While this is considered a down year in New Mexico high schools (with one obvious exception), things are expected to pick up in 2012 as the state has a strong junior class, led by El Dorado High outfielder Cullen O’Dwyer, an Arizona State recruit, and Albuquerque Academy shortstop Alex Bregman, an LSU recruit who slammed 18 homers this spring.
Of all the states in the contiguous 48 whose southern border either touches water or a foreign country, none has made less of an impact on grassroots baseball nationally (outside of the Farmington-based Connie Mack World Series each August) or developing talent for professional baseball than New Mexico.
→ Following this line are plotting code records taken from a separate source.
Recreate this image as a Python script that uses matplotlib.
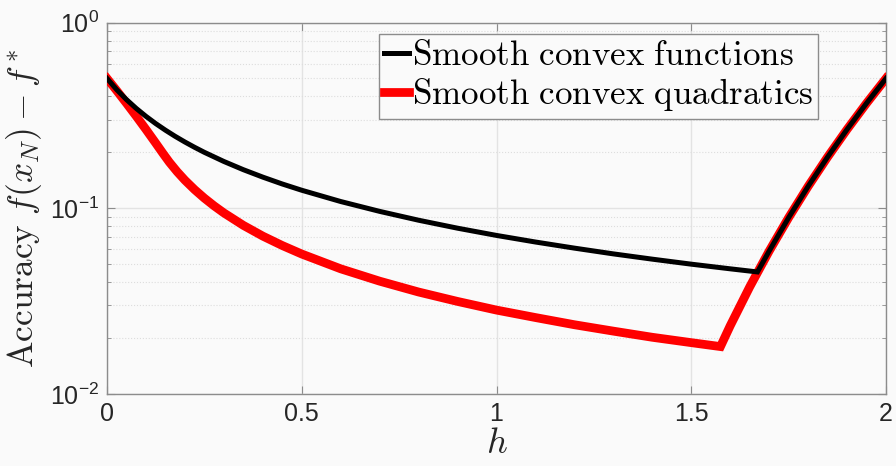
import numpy as np
import matplotlib
matplotlib.use("Agg")
import matplotlib.pyplot as plt
from matplotlib.ticker import LogLocator, NullFormatter, FixedLocator

# step size h and worst-case accuracy values
h_func = [0.0, 0.025, 0.05, 0.075, 0.1, 0.125, 0.15, 0.175, 0.2, 0.225, 0.25, 0.3, 0.35,
          0.4, 0.45, 0.5, 0.6, 0.7, 0.8, 0.9, 1.0, 1.1, 1.2, 1.3, 1.4, 1.5, 1.6, 1.67,
          1.7, 1.75, 1.8, 1.85, 1.9, 1.95, 2.0]
acc_func = [0.5, 0.4348, 0.3846, 0.3448, 0.3125, 0.2857, 0.2632, 0.2439, 0.2273, 0.2128,
            0.2, 0.1786, 0.1613, 0.1471, 0.1351, 0.125, 0.1087, 0.0962, 0.0862, 0.0781,
            0.0714, 0.0658, 0.0610, 0.0568, 0.0532, 0.05, 0.0472, 0.0454, 0.0588, 0.0890,
            0.1311, 0.1886, 0.2657, 0.3675, 0.5]

h_quad = [0.0, 0.025, 0.05, 0.075, 0.1, 0.125, 0.143, 0.16, 0.18, 0.2, 0.225, 0.25, 0.275,
          0.3, 0.35, 0.4, 0.45, 0.5, 0.6, 0.7, 0.8, 0.9, 1.0, 1.1, 1.2, 1.3, 1.4, 1.5,
          1.575, 1.6, 1.65, 1.7, 1.75, 1.8, 1.85, 1.9, 1.95, 2.0]
acc_quad = [0.5, 0.4296, 0.3675, 0.3132, 0.2657, 0.2244, 0.1983, 0.1771, 0.1574, 0.1416,
            0.1259, 0.1133, 0.1030, 0.0944, 0.0809, 0.0708, 0.0630, 0.0567, 0.0472, 0.0405,
            0.0354, 0.0315, 0.0283, 0.0258, 0.0236, 0.0218, 0.0202, 0.0189, 0.0180, 0.0233,
            0.0377, 0.0588, 0.0890, 0.1311, 0.1886, 0.2657, 0.3675, 0.5]

labels = ["Smooth convex functions", "Smooth convex quadratics"]
x_ticks = [0, 0.5, 1, 1.5, 2]
x_ticklabels = ["0", "0.5", "1", "1.5", "2"]

plt.rcParams['font.family'] = ['Liberation Sans', 'DejaVu Sans']
plt.rcParams['mathtext.fontset'] = 'custom'
plt.rcParams['mathtext.rm'] = 'Liberation Sans'
plt.rcParams['mathtext.it'] = 'Liberation Sans:italic'

bg = '#fafafa'
fig = plt.figure(figsize=(8.96, 4.66), dpi=100, facecolor=bg)
ax = fig.add_axes([107/896, 1-394/466, (886-107)/896, (394-22.5)/466])
ax.set_facecolor(bg)

lq, = ax.plot(h_quad, acc_quad, color='#ff0000', lw=6.3, solid_joinstyle='miter', zorder=3)
lf, = ax.plot(h_func, acc_func, color='black', lw=3.6, solid_joinstyle='miter', zorder=4)

ax.set_yscale('log')
ax.set_xlim(0, 2)
ax.set_ylim(1e-2, 1e0)
ax.xaxis.set_major_locator(FixedLocator(x_ticks))
ax.set_xticklabels(x_ticklabels)
ax.yaxis.set_major_locator(LogLocator(base=10, numticks=5))
ax.yaxis.set_minor_locator(LogLocator(base=10, subs=np.arange(2, 10), numticks=20))
ax.yaxis.set_minor_formatter(NullFormatter())

gcol = '#8c8c8c'
for s in ax.spines.values():
    s.set_color(gcol)
    s.set_linewidth(1.0)
ax.tick_params(which='both', direction='in', top=True, right=True, color=gcol,
               labelsize=18, labelcolor='#262626', pad=6)
ax.tick_params(which='major', length=6)
ax.tick_params(which='minor', length=3)

ax.grid(True, which='major', axis='x', color='#e3e3e3', lw=1.0, ls='-')
ax.grid(True, which='major', axis='y', color='#e3e3e3', lw=1.0, ls='-')
ax.grid(True, which='minor', axis='y', color='#dddddd', lw=0.8, ls=':')
ax.set_axisbelow(True)

xl = ax.set_xlabel(r'$h$', fontsize=26, labelpad=0, color='#262626')
xl.set_math_fontfamily('cm')
yl = ax.set_ylabel(r'$\mathrm{Accuracy}\ f(x_N) - f^*$', fontsize=25.5, labelpad=4, color='#262626')
yl.set_math_fontfamily('cm')

leg = ax.legend([lf, lq], [r'$\mathrm{Smooth\ convex\ functions}$', r'$\mathrm{Smooth\ convex\ quadratics}$'],
                loc='upper right', bbox_to_anchor=(0.913, 0.969), borderaxespad=0,
                fontsize=25.2, handlelength=0.72, handletextpad=0.08, borderpad=0.15,
                labelspacing=0.12, fancybox=False, framealpha=1, edgecolor=gcol, facecolor=bg)
leg.get_frame().set_linewidth(1.0)
for t in leg.get_texts():
    t.set_math_fontfamily('cm')
    t.set_color('black')

fig.savefig('out.png', dpi=100, facecolor=bg)
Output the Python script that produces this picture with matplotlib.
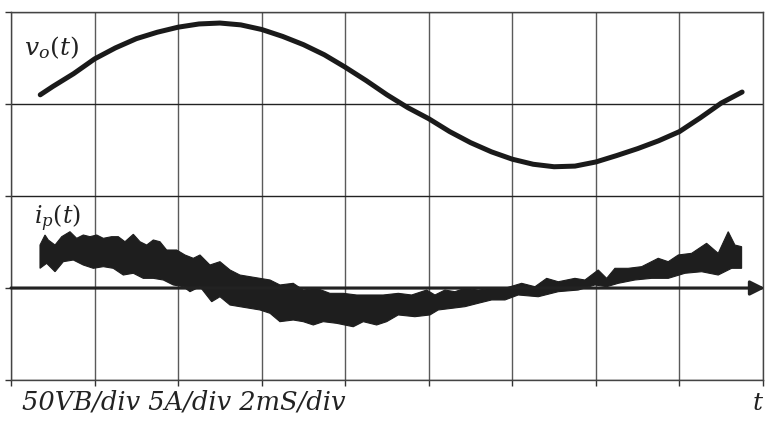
import matplotlib
matplotlib.use('Agg')
import matplotlib.pyplot as plt

plt.rcParams['mathtext.fontset'] = 'dejavuserif'

# ---- data (units: divisions; x = time div, y = vertical div) ----
t_vo = [0.35, 0.50, 0.75, 1.00, 1.25, 1.50, 1.75, 2.00, 2.25, 2.50, 2.75, 3.00,
        3.25, 3.50, 3.75, 4.00, 4.25, 4.50, 4.75, 5.00, 5.25, 5.50, 5.75, 6.00,
        6.25, 6.50, 6.75, 7.00, 7.25, 7.50, 7.75, 8.00, 8.25, 8.50, 8.75]
vo = [3.10, 3.19, 3.33, 3.49, 3.61, 3.71, 3.78, 3.835, 3.87, 3.88, 3.86, 3.81,
      3.735, 3.645, 3.535, 3.40, 3.255, 3.10, 2.96, 2.84, 2.70, 2.58, 2.48, 2.40,
      2.345, 2.318, 2.325, 2.37, 2.44, 2.515, 2.60, 2.70, 2.85, 3.01, 3.13]

# i_p(t) upper edge of the noisy trace (relative to the time axis)
t_ip_up = [0.347, 0.407, 0.446, 0.527, 0.607, 0.706, 0.786, 0.865, 0.945, 1.026,
           1.105, 1.205, 1.284, 1.364, 1.464, 1.544, 1.624, 1.703, 1.783, 1.863,
           1.983, 2.082, 2.182, 2.262, 2.381, 2.501, 2.621, 2.740, 2.860, 2.980,
           3.100, 3.219, 3.378, 3.498, 3.658, 3.817, 3.977, 4.137, 4.296, 4.455,
           4.635, 4.795, 4.975, 5.074, 5.194, 5.313, 5.433, 5.592, 5.752, 5.912,
           6.112, 6.271, 6.411, 6.550, 6.749, 6.869, 7.028, 7.129, 7.228, 7.387,
           7.548, 7.746, 7.866, 7.986, 8.146, 8.325, 8.464, 8.584, 8.664, 8.744]
ip_up = [0.467, 0.576, 0.522, 0.467, 0.558, 0.612, 0.540, 0.576, 0.558, 0.576,
         0.540, 0.558, 0.558, 0.503, 0.584, 0.503, 0.467, 0.522, 0.503, 0.413,
         0.413, 0.359, 0.323, 0.359, 0.250, 0.286, 0.196, 0.141, 0.123, 0.105,
         0.087, 0.033, 0.051, -0.022, -0.003, -0.058, -0.058, -0.076, -0.076, -0.076,
         -0.058, -0.076, -0.022, -0.076, -0.022, -0.040, -0.003, -0.022, -0.003, -0.003,
         0.051, 0.014, 0.105, 0.068, 0.105, 0.087, 0.196, 0.105, 0.214, 0.214,
         0.232, 0.323, 0.286, 0.359, 0.377, 0.486, 0.377, 0.612, 0.467, 0.449]

# i_p(t) lower edge of the noisy trace
t_ip_lo = [0.347, 0.427, 0.527, 0.626, 0.746, 0.865, 0.985, 1.105, 1.224, 1.344,
           1.464, 1.583, 1.703, 1.823, 1.942, 2.062, 2.142, 2.262, 2.402, 2.501,
           2.621, 2.740, 2.860, 2.980, 3.100, 3.219, 3.378, 3.498, 3.618, 3.737,
           3.898, 4.096, 4.216, 4.376, 4.496, 4.635, 4.834, 5.014, 5.113, 5.274,
           5.433, 5.592, 5.752, 5.912, 6.071, 6.310, 6.550, 6.789, 6.989, 7.129,
           7.268, 7.467, 7.667, 7.866, 8.066, 8.266, 8.464, 8.625, 8.744]
ip_lo = [0.214, 0.268, 0.177, 0.286, 0.304, 0.250, 0.214, 0.232, 0.214, 0.141,
         0.160, 0.105, 0.105, 0.087, 0.033, 0.014, -0.040, 0.014, -0.149, -0.095,
         -0.185, -0.203, -0.221, -0.239, -0.275, -0.366, -0.348, -0.366, -0.402, -0.366,
         -0.384, -0.421, -0.366, -0.402, -0.366, -0.293, -0.312, -0.293, -0.239, -0.221,
         -0.203, -0.166, -0.130, -0.130, -0.076, -0.095, -0.040, -0.022, 0.033, 0.014,
         0.051, 0.087, 0.105, 0.105, 0.160, 0.177, 0.141, 0.214, 0.214]
ip_zero = 1.0

x_grid = list(range(10))
y_grid = list(range(5))
scale_label = "50VB/div 5A/div 2mS/div"
vo_label = r'$v_o(t)$'
ip_label = r'$i_p(t)$'
t_label = r'$t$'

# ---- figure ----
fig = plt.figure(figsize=(7.66, 4.21), dpi=100)
ax = fig.add_axes([11/766, 41/421, 752/766, 368/421])
ax.set_xlim(0, 9)
ax.set_ylim(0, 4)

for x in x_grid:
    ax.axvline(x, color='#5a5a5a', lw=1.0, zorder=1)
for y in y_grid:
    ax.axhline(y, color='#222222', lw=1.0, zorder=1)

ax.set_xticks(x_grid)
ax.set_yticks(y_grid)
ax.tick_params(direction='out', length=4, width=1, colors='#333333',
               labelbottom=False, labelleft=False)
for s in ax.spines.values():
    s.set_color('#444444')
    s.set_linewidth(1.0)

# v_o(t)
ax.plot(t_vo, vo, color='#1a1a1a', lw=3.6, solid_capstyle='round',
        solid_joinstyle='round', zorder=3)

# i_p(t) noisy band
band_x = t_ip_up + t_ip_lo[::-1]
band_y = [ip_zero + v for v in ip_up] + [ip_zero + v for v in ip_lo[::-1]]
ax.fill(band_x, band_y, color='#1e1e1e', lw=0.8, edgecolor='#1e1e1e', zorder=3)

# time axis arrow
ax.annotate('', xy=(9.024, ip_zero), xytext=(0, ip_zero),
            arrowprops=dict(arrowstyle='-|>', lw=2.2, color='#222222',
                            mutation_scale=22, shrinkA=0, shrinkB=0),
            annotation_clip=False, zorder=4)

ax.text(0.16, 3.53, vo_label, fontsize=18, color='#222222', va='baseline')
ax.text(0.27, 1.70, ip_label, fontsize=17, color='#222222', va='baseline')

fig.text(22/766, 11/421, scale_label, fontsize=18.5, family='DejaVu Serif',
         style='italic', color='#222222', va='baseline')
fig.text(752/766, 11/421, t_label, fontsize=18, color='#222222', va='baseline')

fig.savefig('out.png', dpi=100)
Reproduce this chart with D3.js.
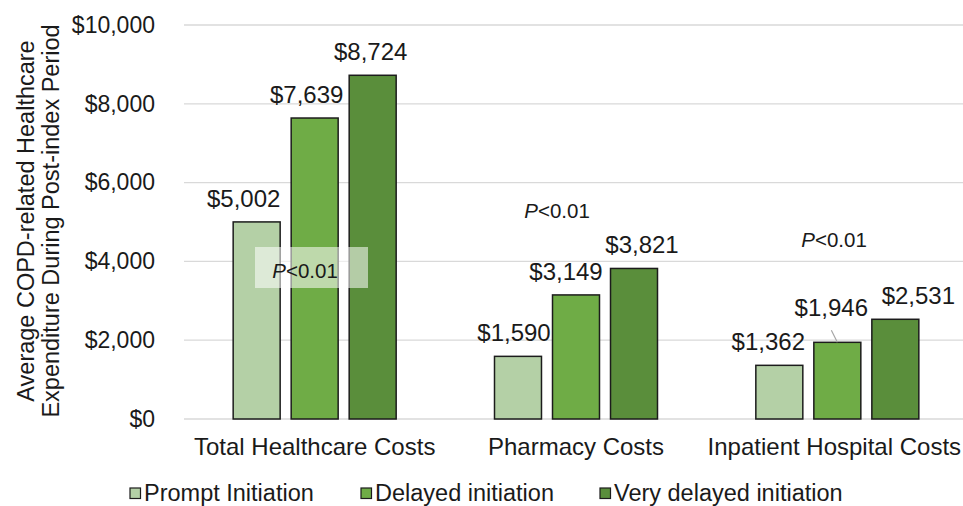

Part of the reason stems from population (the state ranks 36th overall), but New Mexico also ranks only 37th among states in terms of players drafted in the seven-year period from 2004-10, according to the high schools they attended. An average of 6.6 players with New Mexico roots were selected in the last seven drafts.
With the notable exceptive of Swihart, the state’s perception doesn’t figure to change much with this draft.
New Mexico in a Nutshell:
STRENGTH: Blake Swihart.
WEAKNESS: High-end college talent.
OVERALL RATING (1-to-5 scale): 2.
BEST COLLEGE TEAM: New Mexico State.
BEST JUNIOR-COLLEGE TEAM: New Mexico JC.
BEST HIGH SCHOOL TEAM: La Cueva HS, Albuquerque.
BEST OUT-OF-STATE PROSPECT, New Mexico Connection: Kenny Giles, rhp, New Mexico JC (attended high school in Albuquerque).
TOP 2012 PROSPECT: Alex Bregman, ss, Albuquerque Academy.
TOP 2013 PROSPECT: D.J. Peterson, 1b/3b, University of New Mexico.
HIGHEST DRAFT PICKS
Draft History: Duane Ward, rhp, Farmington HS (1982, Braves/1st round, 9th pick).
2006 Draft: Luke Hopkins, 1b, New Mexico State U. (Blue Jays/5th round).
2007 Draft: Matt Moore, lhp, Moriarty HS, Edgewood (Rays/8th round).
2008 Draft: Bobby LaFromboise, lhp, U. of New Mexico (Mariners/8th round).
2009 Draft: Max Walla, of, Albuquerque Academy (Brewers/2nd round).
2010 Draft: Rafael Neda, c, U. of New Mexico (Brewers/10th round).
GROUP ONE (Projected ELITE-Round Draft / Rounds 1-3)
1. BLAKE SWIHART, c, Cleveland HS, Rio Rancho
Best value as athletic/switch-hitting C; arm/speed/bat all grade out as high-end tools, may still end up at 1B.